A debate contest breaks bad In small-town America
Author Robert Lerose
MINNESOTA—Adam Bright grips the lectern with both hands, faces a crowd of 450 expectant Minnesotans and solemnly tells them that they are all essentially evil. Rather than being cast into the nearest combine harvester, he will receive a gold medal and a check for $500 for saying so.
A poetry student from Colorado, the 31-year-old Bright doesn’t seem the type to willfully antagonize people. But the Great American Think-Off—an annual debate competition that tonight is tackling the question of whether man is inherently good or evil—does not favor the meek.

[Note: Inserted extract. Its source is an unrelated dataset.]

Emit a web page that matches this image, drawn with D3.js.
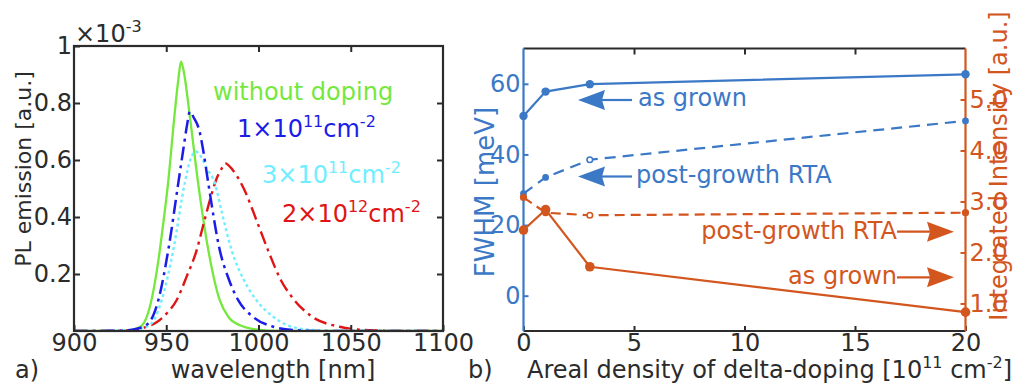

Held in the small Minnesota town of New York Mills, the Think-Off marks its 20th anniversary this year. The very first event also posed the good-vs.-evil question, but that night the crowd—whose vote determines the winner—was undecided. Bright, one of four chosen from hundreds of finalists from across the U.S., is determined to avoid a similar stalemate now.
"How many of you know that other human beings desperately need your help," he asks the audience, "and yet you do not help them?"
Facing Bright in the final is Marie Anderson, an Illinois mom who insists we’re basically good. Even those who do bad things, she argues, are often simply misguided.
"She was very well prepared," Bright says after receiving his award, "but I guess I whipped myself up into the zealotry of my own position and sounded convincing." A moment later he is surrounded by fans, one of whom insists on plying him with Rice Krispies treats.